Code that draws figures:
---*---

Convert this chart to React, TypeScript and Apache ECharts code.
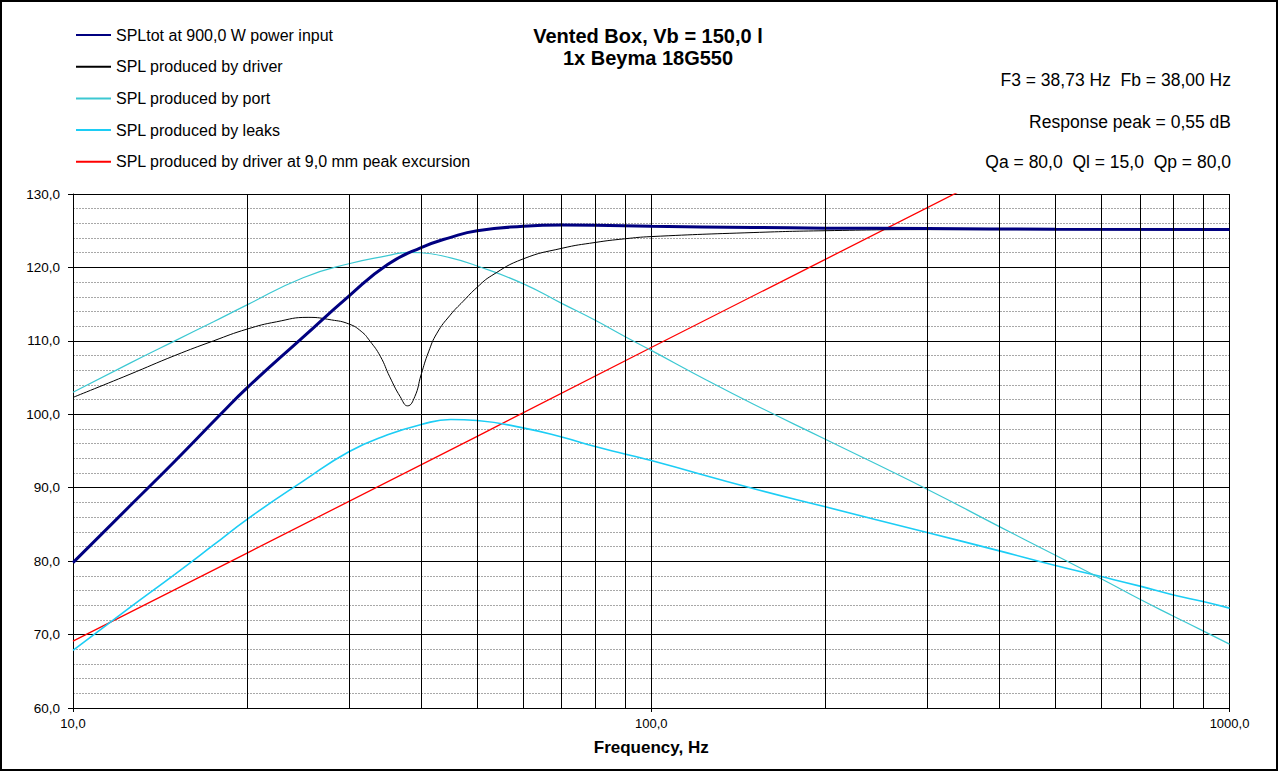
import React, { useEffect, useRef } from "react";
import * as echarts from "echarts";

// ---- data ----
const seriesNames = [
  "SPLtot at 900,0 W power input",
  "SPL produced by driver",
  "SPL produced by port",
  "SPL produced by leaks",
  "SPL produced by driver at 9,0 mm peak excursion",
];

const totFreq = [10, 12.5, 15, 18, 20, 25, 30, 35, 40, 45, 50, 60, 70, 80, 100, 150, 200, 300, 500, 1000];
const totSpl = [79.8, 87.4, 93.6, 100.0, 103.6, 110.5, 116.1, 120.4, 122.7, 124.1, 125.0, 125.6, 125.78, 125.75, 125.6, 125.45, 125.35, 125.3, 125.2, 125.15];

const drvFreq = [10, 12.5, 15, 17.5, 20, 22.5, 25.5, 28, 30, 31.5, 32.6, 34, 35.3, 36.8, 37.9, 39, 40, 41.2, 42.6, 44.9, 47.3, 50, 53, 60, 70, 80, 90, 100, 150, 200, 300, 500, 1000];
const drvSpl = [102.3, 105.4, 108.0, 110.0, 111.6, 112.6, 113.2, 112.85, 112.3, 111.3, 110.0, 107.9, 105.1, 102.4, 101.15, 102.4, 105.4, 108.5, 111.05, 113.5, 115.4, 117.3, 118.9, 121.15, 122.6, 123.4, 123.9, 124.2, 124.75, 125.0, 125.15, 125.15, 125.1];

const portFreq = [10, 12.5, 15, 17.5, 20, 25, 30, 35, 38, 40, 45, 50, 60, 70, 80, 90, 100, 125, 150, 200, 300, 400, 500, 600, 700, 800, 900, 1000];
const portSpl = [103.0, 106.9, 110.0, 112.6, 114.9, 118.6, 120.5, 121.6, 122.05, 122.0, 121.3, 120.2, 117.8, 115.1, 112.8, 110.6, 108.7, 104.6, 101.4, 96.6, 89.8, 84.7, 80.8, 77.6, 74.8, 72.5, 70.5, 68.7];

const leakFreq = [10, 12.5, 15, 17.5, 20, 25, 30, 35, 40, 45, 50, 60, 70, 80, 90, 100, 150, 200, 300, 400, 500, 600, 700, 800, 900, 1000];
const leakSpl = [67.85, 73.6, 78.2, 82.2, 85.7, 90.9, 94.9, 97.2, 98.6, 99.3, 99.15, 98.15, 96.9, 95.6, 94.6, 93.7, 89.9, 87.4, 83.9, 81.4, 79.4, 77.9, 76.6, 75.4, 74.5, 73.6];

const excFreq = [10, 20, 50, 100, 200, 340];
const excSpl = [69.1, 81.1, 97.0, 109.1, 121.1, 130.3];

const minorFreqLines = [20, 30, 40, 50, 60, 70, 80, 90, 200, 300, 400, 500, 600, 700, 800, 900];

const titleLines = ["Vented Box, Vb = 150,0 l", "1x Beyma 18G550"];
const infoLines = [
  "F3 = 38,73 Hz  Fb = 38,00 Hz",
  "Response peak = 0,55 dB",
  "Qa = 80,0  Ql = 15,0  Qp = 80,0",
];
const xAxisName = "Frequency, Hz";

const FONT = 'Arial, "Liberation Sans", sans-serif';

const pairs = (xs: number[], ys: number[]) => xs.map((x, i) => [x, ys[i]]);
const fmt = (v: number) => v.toFixed(1).replace(".", ",");

export default function App() {
  const ref = useRef<HTMLDivElement>(null);

  useEffect(() => {
    document.body.style.margin = "0";
    if (!ref.current) return;
    const chart = echarts.init(ref.current, null, { renderer: "svg" });

    const lineBase = {
      type: "line",
      showSymbol: false,
      symbol: "none",
      smooth: 0.5,
      silent: true,
    };

    const option: any = {
      animation: false,
      backgroundColor: "#ffffff",
      title: {
        text: titleLines.join("\n"),
        left: 643,
        top: 20,
        textAlign: "center",
        textStyle: {
          fontSize: 20,
          fontWeight: "bold",
          lineHeight: 22,
          fontFamily: FONT,
          color: "#000",
        },
      },
      legend: {
        orient: "vertical",
        left: 75,
        top: 27,
        padding: 0,
        itemWidth: 35,
        itemHeight: 14,
        itemGap: 15.7,
        selectedMode: false,
        data: seriesNames,
        itemStyle: { opacity: 0 },
        textStyle: { fontSize: 16, fontFamily: FONT, color: "#000" },
      },
      grid: { left: 73, right: 50.5, top: 194, bottom: 65, containLabel: false },
      xAxis: {
        type: "log",
        logBase: 10,
        min: 10,
        max: 1000,
        name: xAxisName,
        nameLocation: "middle",
        nameGap: 31,
        nameTextStyle: { fontSize: 17, fontWeight: "bold", fontFamily: FONT, color: "#000" },
        axisLine: { show: true, lineStyle: { color: "#000", width: 1 } },
        axisTick: { show: true, length: 4, lineStyle: { color: "#000" } },
        axisLabel: {
          formatter: (v: number) => fmt(v),
          fontSize: 13,
          fontFamily: FONT,
          color: "#000",
          margin: 9,
        },
        splitLine: { show: true, lineStyle: { color: "#000", width: 1 } },
      },
      yAxis: {
        type: "value",
        min: 60,
        max: 130,
        interval: 10,
        axisLine: { show: true, lineStyle: { color: "#000", width: 1 } },
        axisTick: { show: true, length: 5, lineStyle: { color: "#000" } },
        axisLabel: {
          formatter: (v: number) => fmt(v),
          fontSize: 13.5,
          fontFamily: FONT,
          color: "#000",
          margin: 13,
        },
        splitLine: { show: true, lineStyle: { color: "#000", width: 1 } },
        minorTick: { show: false, splitNumber: 5 },
        minorSplitLine: { show: true, lineStyle: { color: "#a8a8a8", width: 1, type: [2, 1] } },
      },
      series: [
        {
          ...lineBase,
          name: seriesNames[4],
          smooth: false,
          data: pairs(excFreq, excSpl),
          lineStyle: { color: "#ff0000", width: 1.3 },
          itemStyle: { color: "#ff0000" },
          z: 2,
          markLine: {
            silent: true,
            symbol: ["none", "none"],
            label: { show: false },
            lineStyle: { color: "#000", width: 1, type: "solid" },
            data: minorFreqLines.map((f) => ({ xAxis: f })),
          },
        },
        {
          ...lineBase,
          name: seriesNames[3],
          data: pairs(leakFreq, leakSpl),
          lineStyle: { color: "#1ccdf5", width: 1.6 },
          itemStyle: { color: "#1ccdf5" },
          z: 3,
        },
        {
          ...lineBase,
          name: seriesNames[2],
          data: pairs(portFreq, portSpl),
          lineStyle: { color: "#3cc8d2", width: 1.2 },
          itemStyle: { color: "#3cc8d2" },
          z: 3,
        },
        {
          ...lineBase,
          name: seriesNames[1],
          data: pairs(drvFreq, drvSpl),
          lineStyle: { color: "#000000", width: 1 },
          itemStyle: { color: "#000000" },
          z: 3,
        },
        {
          ...lineBase,
          name: seriesNames[0],
          data: pairs(totFreq, totSpl),
          lineStyle: { color: "#000080", width: 3 },
          itemStyle: { color: "#000080" },
          z: 4,
        },
      ],
      graphic: [
        {
          type: "rect",
          silent: true,
          shape: { x: 1, y: 1, width: 1276, height: 769 },
          style: { fill: "none", stroke: "#000", lineWidth: 2 },
        },
        ...infoLines.map((t, i) => ({
          type: "text",
          silent: true,
          x: 1231,
          y: [80, 122, 162][i],
          style: {
            text: t,
            fill: "#000",
            fontSize: 17.5,
            fontFamily: FONT,
            align: "right",
            verticalAlign: "middle",
          },
        })),
      ],
    };

    chart.setOption(option);
    return () => chart.dispose();
  }, []);

  return <div ref={ref} style={{ width: 1280, height: 773 }} />;
}
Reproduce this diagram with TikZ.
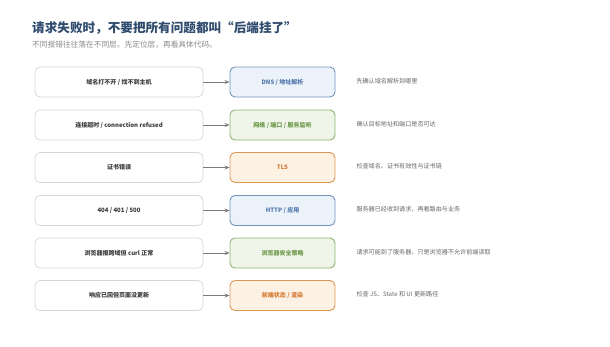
\documentclass[tikz,border=0pt]{standalone}
\usepackage{fontspec}
\setmainfont{Noto Sans CJK SC}
\usepackage{tikz}
\usetikzlibrary{arrows.meta,positioning}

\definecolor{titlec}{HTML}{2F4B6E}
\definecolor{subc}{HTML}{8A8A8A}
\definecolor{symc}{HTML}{3A3A3A}
\definecolor{notec}{HTML}{666666}
\definecolor{symline}{HTML}{D6D6D6}
\definecolor{arrc}{HTML}{7A7A7A}
\definecolor{bluefill}{HTML}{EBF2FA}
\definecolor{blueline}{HTML}{7393BF}
\definecolor{bluetext}{HTML}{5378AD}
\definecolor{greenfill}{HTML}{EFF5E8}
\definecolor{greenline}{HTML}{8DB46E}
\definecolor{greentext}{HTML}{6E9A4C}
\definecolor{orangefill}{HTML}{FDF1E4}
\definecolor{orangeline}{HTML}{DE9658}
\definecolor{orangetext}{HTML}{D27A33}

\begin{document}
\begin{tikzpicture}[
    x=1pt, y=-1pt,
    sym/.style={draw=symline, line width=0.7pt, rounded corners=5pt, fill=white, minimum width=168pt, minimum height=30pt, font=\fontsize{6}{7}\selectfont\bfseries, text=symc},
    layer/.style={rounded corners=5pt, line width=0.9pt, minimum width=105pt, minimum height=30pt, font=\fontsize{6}{7}\selectfont\bfseries},
    bluel/.style={layer, draw=blueline, fill=bluefill, text=bluetext},
    greenl/.style={layer, draw=greenline, fill=greenfill, text=greentext},
    orangel/.style={layer, draw=orangeline, fill=orangefill, text=orangetext},
    note/.style={anchor=west, font=\fontsize{6.1}{7}\selectfont, text=notec},
    arr/.style={-{Stealth[length=5pt, width=4pt]}, draw=arrc, line width=0.8pt}
]
\useasboundingbox (0,0) rectangle (610,346);

\node[anchor=west, inner sep=0pt, text=titlec, font=\fontsize{12.6}{14}\selectfont\bfseries] (title) at (32,28.5) {请求失败时，不要把所有问题都叫“后端挂了”};
\node[anchor=west, inner sep=0pt, text=subc, font=\fontsize{7.7}{9}\selectfont] (sub) at (32,44.5) {不同报错往往落在不同层。先定位层，再看具体代码。};

\node[sym] (s1) at (119,82) {域名打不开 / 找不到主机};
\node[sym] (s2) at (119,125) {连接超时 / connection refused};
\node[sym] (s3) at (119,167.5) {证书错误};
\node[sym] (s4) at (119,210.5) {404 / 401 / 500};
\node[sym] (s5) at (119,253) {浏览器报跨域但 curl 正常};
\node[sym] (s6) at (119,295.5) {响应已回但页面没更新};

\node[bluel] (l1) at (282.5,82) {DNS / 地址解析};
\node[greenl] (l2) at (282.5,125) {网络 / 端口 / 服务监听};
\node[orangel] (l3) at (282.5,167.5) {TLS};
\node[bluel] (l4) at (282.5,210.5) {HTTP / 应用};
\node[greenl] (l5) at (282.5,253) {浏览器安全策略};
\node[orangel] (l6) at (282.5,295.5) {前端状态 / 渲染};

\node[note] (n1) at (353,81) {先确认域名解析到哪里};
\node[note] (n2) at (353,124) {确认目标地址和端口是否可达};
\node[note] (n3) at (353,166.5) {检查域名、证书有效性与证书链};
\node[note] (n4) at (353,209.5) {服务器已经收到请求，再看路由与业务};
\node[note] (n5) at (353,252) {请求可能到了服务器，只是浏览器不允许前端读取};
\node[note] (n6) at (353,294.5) {检查 JS、State 和 UI 更新路径};

\draw[arr] (s1) -- (l1);
\draw[arr] (s2) -- (l2);
\draw[arr] (s3) -- (l3);
\draw[arr] (s4) -- (l4);
\draw[arr] (s5) -- (l5);
\draw[arr] (s6) -- (l6);
\end{tikzpicture}
\end{document}
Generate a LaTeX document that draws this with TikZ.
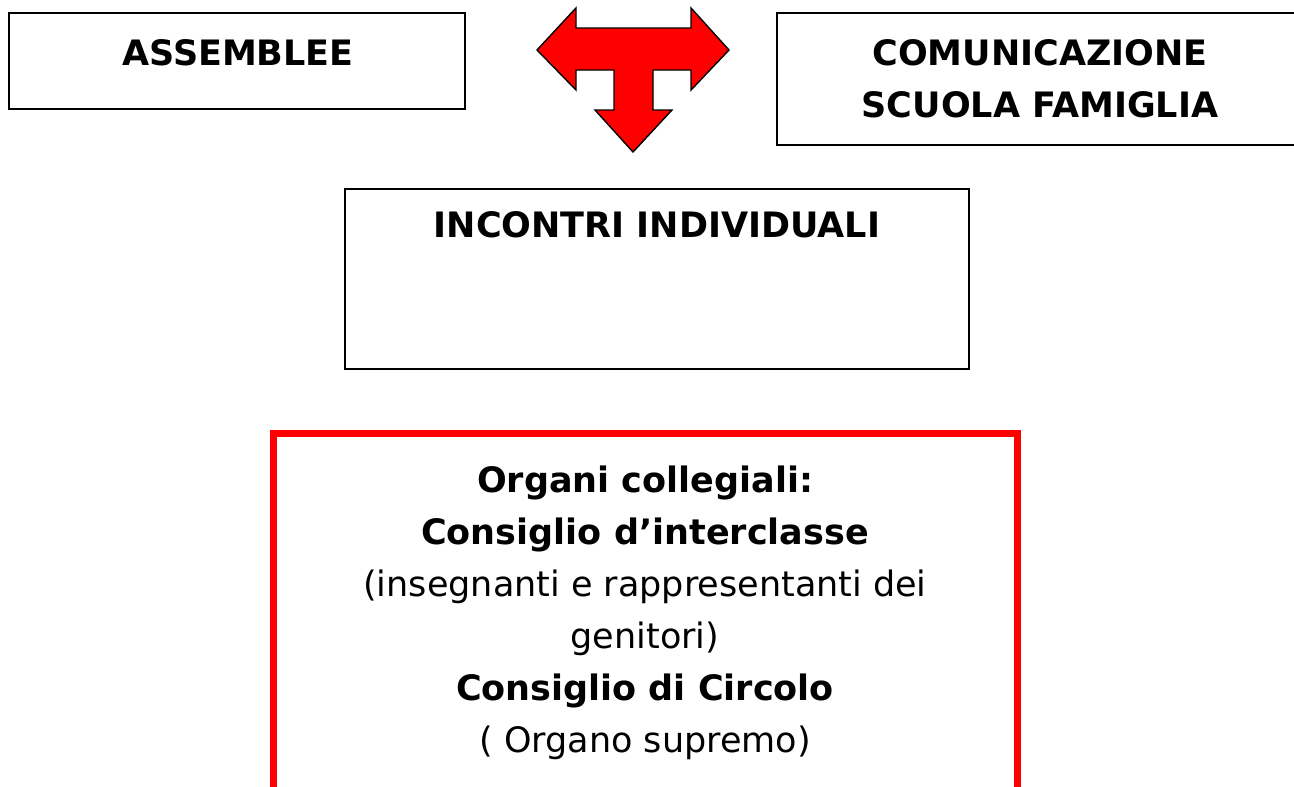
\documentclass[tikz,border=0pt]{standalone}
\usepackage{fontspec}
\setmainfont{DejaVu Sans}
\begin{document}
\begin{tikzpicture}[x=1pt,y=-1pt,
  txt/.style={anchor=base,inner sep=0pt,font=\fontsize{35}{42}\selectfont},
  btxt/.style={txt,font=\fontsize{35}{42}\selectfont\bfseries},
  bx/.style={draw=black,line width=1.8pt,fill=white},
  redbx/.style={draw=red,line width=7pt}]
\useasboundingbox (0,0) rectangle (1294,787);
\begin{scope}
\clip (0,0) rectangle (1294,787);
% boxes
\draw[bx] (9,13) rectangle (465,109);
\coordinate (assbox) at (237,61);
\draw[bx] (777,13) rectangle (1310,145);
\coordinate (combox) at (1040,79);
\draw[bx] (345,189) rectangle (969,369);
\coordinate (incbox) at (657,279);
\draw[redbx] (273,800) -- (273,433.5) -- (1017.5,433.5) -- (1017.5,800);
\coordinate (orgbox) at (645,600);
% T arrow
\draw[fill=red,draw=black,line width=1.4pt,line join=miter]
 (537,50) -- (576,8) -- (576,28) -- (691,28) -- (691,8) -- (729,50)
 -- (691,90) -- (691,70) -- (653,70) -- (653,110) -- (672,110) -- (633,152)
 -- (595,110) -- (614,110) -- (614,70) -- (576,70) -- (576,90) -- cycle;
\end{scope}
% texts
\node[btxt] (t1) at (238,65) {ASSEMBLEE};
\node[btxt] (t2) at (1040,65) {COMUNICAZIONE};
\node[btxt] (t3) at (1040,117) {SCUOLA FAMIGLIA};
\node[btxt] (t4) at (657,237) {INCONTRI INDIVIDUALI};
\node[btxt] (o1) at (645,492) {Organi collegiali:};
\node[btxt] (o2) at (645,544) {Consiglio d’interclasse};
\node[txt] (o3) at (645,596) {(insegnanti e rappresentanti dei};
\node[txt] (o4) at (645,648) {genitori)};
\node[btxt] (o5) at (645,700) {Consiglio di Circolo};
\node[txt] (o6) at (645,752) {( Organo supremo)};
\end{tikzpicture}
\end{document}
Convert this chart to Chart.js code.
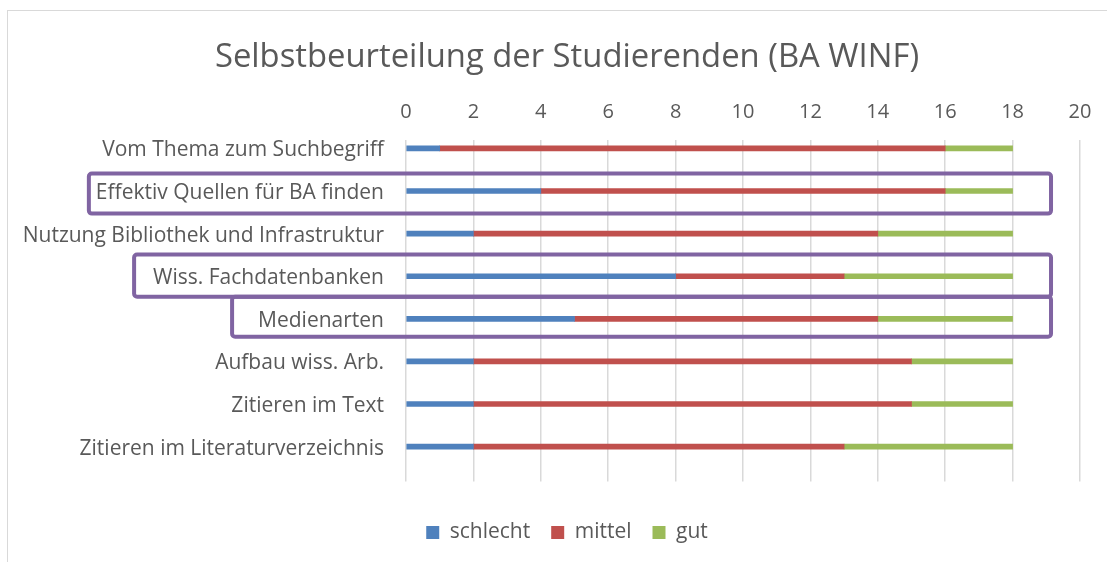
<!DOCTYPE html>
<html>
<head>
<meta charset="utf-8">
<script src="https://cdn.jsdelivr.net/npm/chart.js@4.4.1/dist/chart.umd.min.js"></script>
<style>
    html, body { margin: 0; background: #fff; overflow: hidden; }
    #frame { position: absolute; left: 7px; top: 10px; width: 1102px; height: 560px; border: 1px solid #d9d9d9; }
</style>
</head>
<body>
<div id="frame"><canvas id="selfChart"></canvas></div>
<script>
// Selbstbeurteilung der Studierenden - gestapelte Balken

const categories = [
    'Vom Thema zum Suchbegriff',
    'Effektiv Quellen für BA finden',
    'Nutzung Bibliothek und Infrastruktur',
    'Wiss. Fachdatenbanken',
    'Medienarten',
    'Aufbau wiss. Arb.',
    'Zitieren im Text',
    'Zitieren im Literaturverzeichnis'
];
const schlecht = [1, 4, 2, 8, 5, 2, 2, 2];
const mittel = [15, 12, 12, 5, 9, 13, 13, 11];
const gut = [2, 2, 4, 5, 4, 3, 3, 5];

const xMin = 0;
const xMax = 20;
const xStep = 2;

// highlighted rows (purple frames around the labels)
const highlights = [
    { from: 0.59, to: 1.53, pad: 7 },
    { from: 2.49, to: 3.48, pad: 19 },
    { from: 3.48, to: 4.42, pad: 26 }
];
const highlightEnd = 19.14;

const textColor = '#595959';
const fontFamily = "'Open Sans', 'Noto Sans', sans-serif";
const labelSize = 21;
const labelPadding = 22;

const toPoints = values => values.map((v, i) => ({ x: v, y: i }));

const highlightPlugin = {
    id: 'highlightFrames',
    afterDraw(chart) {
        const ctx = chart.ctx;
        const xs = chart.scales.x;
        const ys = chart.scales.y;
        ctx.save();
        ctx.font = labelSize + 'px ' + fontFamily;
        ctx.strokeStyle = '#8064A2';
        ctx.lineWidth = 4;
        ctx.lineJoin = 'round';
        highlights.forEach(h => {
            const row = Math.round((h.from + h.to) / 2);
            const textW = ctx.measureText(categories[row]).width;
            const left = ys.right - labelPadding - textW - h.pad;
            const right = xs.getPixelForValue(highlightEnd);
            const top = ys.getPixelForValue(h.from);
            const bottom = ys.getPixelForValue(h.to);
            ctx.beginPath();
            ctx.roundRect(left, top, right - left, bottom - top, 3);
            ctx.stroke();
        });
        ctx.restore();
    }
};

const barSet = (label, values, color) => ({
    label: label,
    data: toPoints(values),
    backgroundColor: color,
    borderWidth: 0,
    barThickness: 5
});

// empty axes only used as spacers
const spacer = (axis, position, size) => ({
    type: 'linear',
    axis: axis,
    position: position,
    display: true,
    afterFit: s => { if (axis === 'x') s.height = size; else s.width = size; },
    ticks: { display: false },
    grid: { display: false, drawTicks: false },
    border: { display: false }
});

new Chart(document.getElementById('selfChart'), {
    type: 'bar',
    data: {
        datasets: [
            barSet('schlecht', schlecht, '#4F81BD'),
            barSet('mittel', mittel, '#C0504D'),
            barSet('gut', gut, '#9BBB59')
        ]
    },
    options: {
        indexAxis: 'y',
        responsive: true,
        maintainAspectRatio: false,
        animation: false,
        layout: { padding: { left: 16, right: 0, top: 0, bottom: 18 } },
        plugins: {
            title: {
                display: true,
                text: 'Selbstbeurteilung der Studierenden (BA WINF)',
                color: textColor,
                font: { family: fontFamily, size: 32.8, weight: 'normal' },
                padding: { top: 26.5, bottom: 0 }
            },
            legend: {
                position: 'bottom',
                labels: {
                    color: textColor,
                    font: { family: fontFamily, size: labelSize },
                    boxWidth: 13,
                    boxHeight: 13,
                    padding: 21
                }
            },
            tooltip: { enabled: false }
        },
        scales: {
            x: {
                type: 'linear',
                position: 'top',
                stacked: true,
                min: xMin,
                max: xMax,
                afterFit: s => { s.height = 63.5; },
                ticks: {
                    stepSize: xStep,
                    color: textColor,
                    padding: 16,
                    font: { family: fontFamily, size: 20 }
                },
                grid: { color: '#d9d9d9', lineWidth: 1.5, drawTicks: false },
                border: { display: false }
            },
            y: {
                type: 'linear',
                reverse: true,
                stacked: true,
                offset: false,
                bounds: 'data',
                min: -0.19,
                max: 7.82,
                afterFit: s => { s.width = 382; s.paddingTop = 0; s.paddingBottom = 0; },
                afterBuildTicks: s => { s.ticks = categories.map((c, i) => ({ value: i })); },
                ticks: {
                    autoSkip: false,
                    color: textColor,
                    padding: labelPadding,
                    labelOffset: 2,
                    font: { family: fontFamily, size: labelSize },
                    callback: v => categories[Math.round(v)]
                },
                grid: { display: false, drawTicks: false },
                border: { display: false }
            },
            gapBottom: spacer('x', 'bottom', 19.5),
            gapRight: spacer('y', 'right', 30)
        }
    },
    plugins: [highlightPlugin]
});
</script>
</body>
</html>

---*---

What you are asked to do: Reproduce the records word for word, please, from their first line up to and including the line that contains "125.15, 125.15, 125.1];", but no pictures.

Solution:
Convert this chart to React, TypeScript and Apache ECharts code.
import React, { useEffect, useRef } from "react";
import * as echarts from "echarts";

// ---- data ----
const seriesNames = [
  "SPLtot at 900,0 W power input",
  "SPL produced by driver",
  "SPL produced by port",
  "SPL produced by leaks",
  "SPL produced by driver at 9,0 mm peak excursion",
];

const totFreq = [10, 12.5, 15, 18, 20, 25, 30, 35, 40, 45, 50, 60, 70, 80, 100, 150, 200, 300, 500, 1000];
const totSpl = [79.8, 87.4, 93.6, 100.0, 103.6, 110.5, 116.1, 120.4, 122.7, 124.1, 125.0, 125.6, 125.78, 125.75, 125.6, 125.45, 125.35, 125.3, 125.2, 125.15];

const drvFreq = [10, 12.5, 15, 17.5, 20, 22.5, 25.5, 28, 30, 31.5, 32.6, 34, 35.3, 36.8, 37.9, 39, 40, 41.2, 42.6, 44.9, 47.3, 50, 53, 60, 70, 80, 90, 100, 150, 200, 300, 500, 1000];
const drvSpl = [102.3, 105.4, 108.0, 110.0, 111.6, 112.6, 113.2, 112.85, 112.3, 111.3, 110.0, 107.9, 105.1, 102.4, 101.15, 102.4, 105.4, 108.5, 111.05, 113.5, 115.4, 117.3, 118.9, 121.15, 122.6, 123.4, 123.9, 124.2, 124.75, 125.0, 125.15, 125.15, 125.1];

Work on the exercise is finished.